Blockchain as the "Native Currency" and Trust Layer
Cryptocurrency and blockchain are ideal as the "native currency" for AI-to-AI transactions due to their decentralized, secure, and transparent nature, which enables the coordination of autonomous agents. In a multi-agent system, agents, as software entities acting independently, require mechanisms for trust, communication, and consensus. Blockchain provides a shared, tamper-proof ledger that agents can use to record interactions, verify identities, and enforce agreements without relying on a central authority.
Smart contracts, which are self-executing agreements with predefined rules, are the cornerstone of this transformation. When combined with agentic AI, they create unprecedented opportunities for automation, security, and efficiency, for instance, in banking operations. Unlike traditional contracts that require human intervention, smart contracts operate based on "if-this-then-that" logic, automatically initiating transactions when conditions are met. This enables programmable logic, where payments can be automatically triggered based on code conditions. Blockchain's immutability ensures that agent interactions, such as bids in an auction or votes in a governance system, cannot be retroactively altered. Furthermore, blockchain offers 24/7 global access, eliminating banking hours or geographical restrictions. Most importantly for trustless coordination, blockchain allows agents to transact without needing to trust counterparties, as transactions are secured and verified by the network itself.
AI agents enhance blockchain operations by ensuring faster transaction processing and assisting in block validation, maintaining the network's decentralized nature. They optimize operations, enhance transactional efficiency, and improve security measures against fraudulent activities. For smart contract management, AI agents automate tasks involving complex decision-making, leading to fewer errors, faster execution, and smarter contract terms. They enable dynamic smart contracts that can adapt to changing conditions, such as adjusting interest rates in DeFi platforms based on market fluctuations.

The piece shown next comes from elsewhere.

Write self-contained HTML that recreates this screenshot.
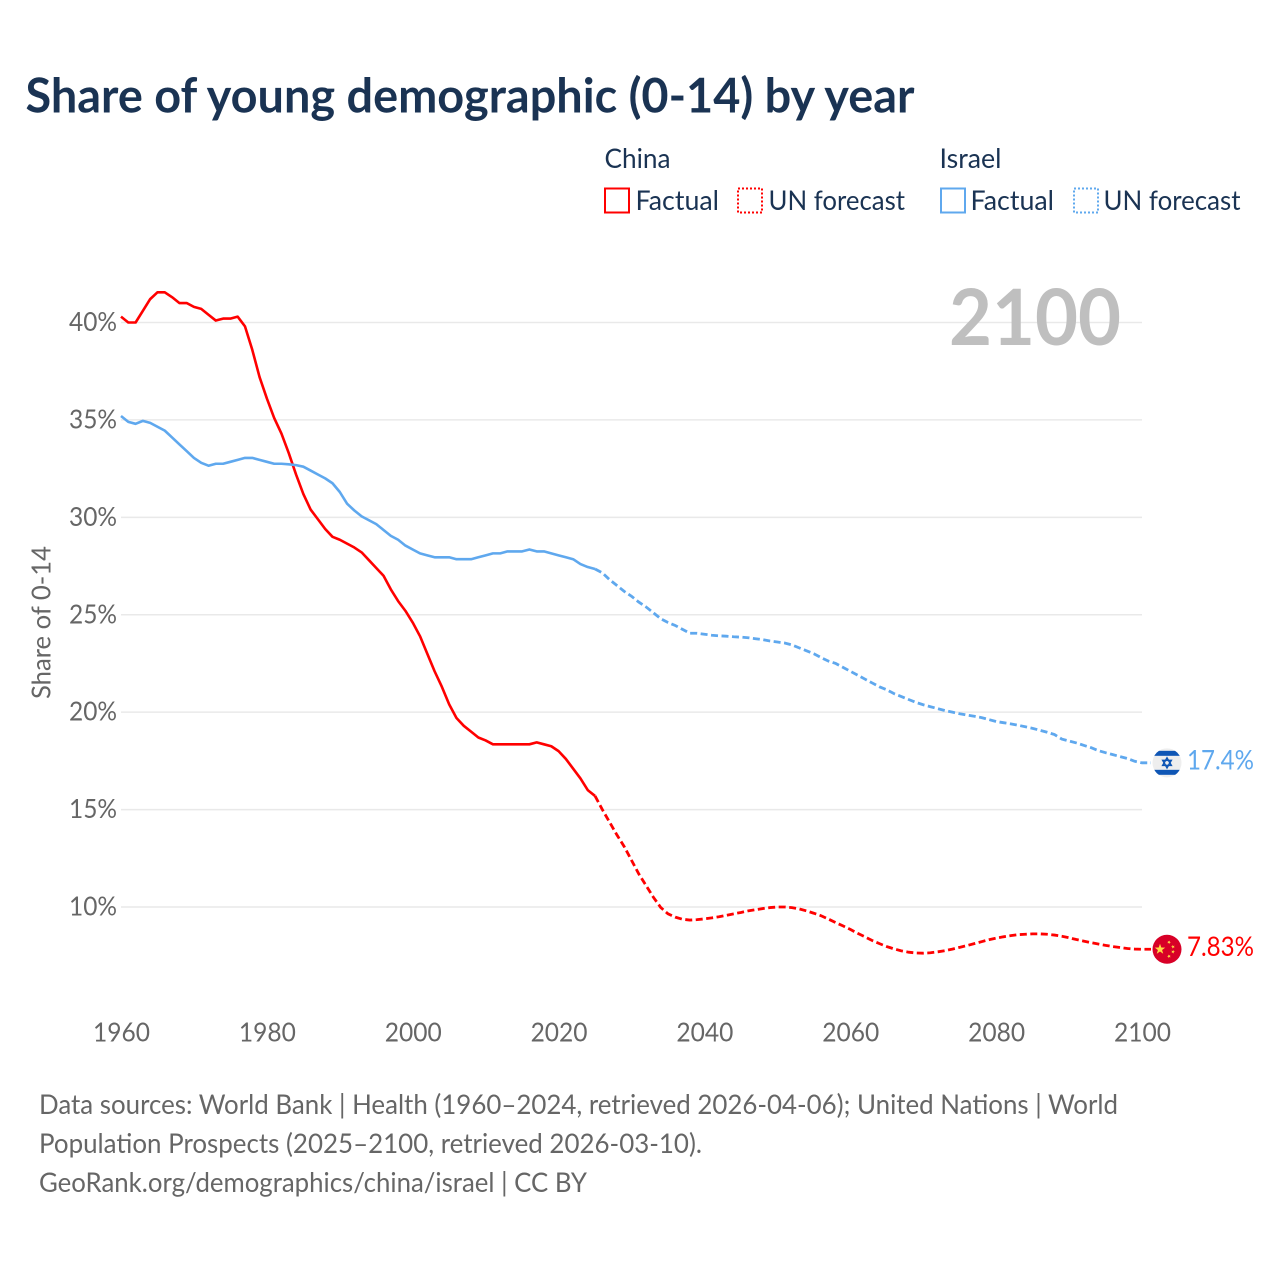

The programmable, permissionless, global, micropayment-friendly, and instant nature of blockchain is what makes it the ideal infrastructure for value exchange between AI agents. AI agents can already think, analyze, and make decisions faster than any human, yet they are forced to wait for the ability to exchange value, accelerate their skills, and work in networks rather than in silos.
Conclusions
The multi-agent economy represents a fundamental evolution in how artificial intelligence interacts with the world and the economy itself. Far from being mere tools, AI agents are becoming autonomous economic actors, capable of making decisions, allocating resources, and transacting on a scale and speed that surpass human capabilities. This inevitable transition, driven by the pursuit of greater efficiency and automation, demands a complete reevaluation of the existing financial infrastructure.
The imperative of micropayments is central to this new economy. Traditional payment systems are inherently unsuitable due to their high fees, slow settlement times, and reliance on human intermediaries. In contrast, the "pay-per-contribution" model, facilitated by blockchain-based smart contracts, offers a robust and fair solution for value exchange between agents, ensuring that effort is rewarded and collaborative workflows are sustainable. This ability to conduct sub-cent transactions in milliseconds is the cornerstone for granular resource allocation and the viability of microservice-based business models.
Blockchain and Web 3 emerge as the indispensable "native currency" and trust layer for this AI economy. Blockchain's decentralization, immutability, security, and programmability properties enable trustless coordination among agents, while AI-enhanced smart contracts allow for the autonomous and adaptive execution of complex agreements. The convergence of AI and Web 3 is also redefining data ownership and governance, fostering a more equitable and transparent ecosystem through privacy-preserving AI models and DAOs.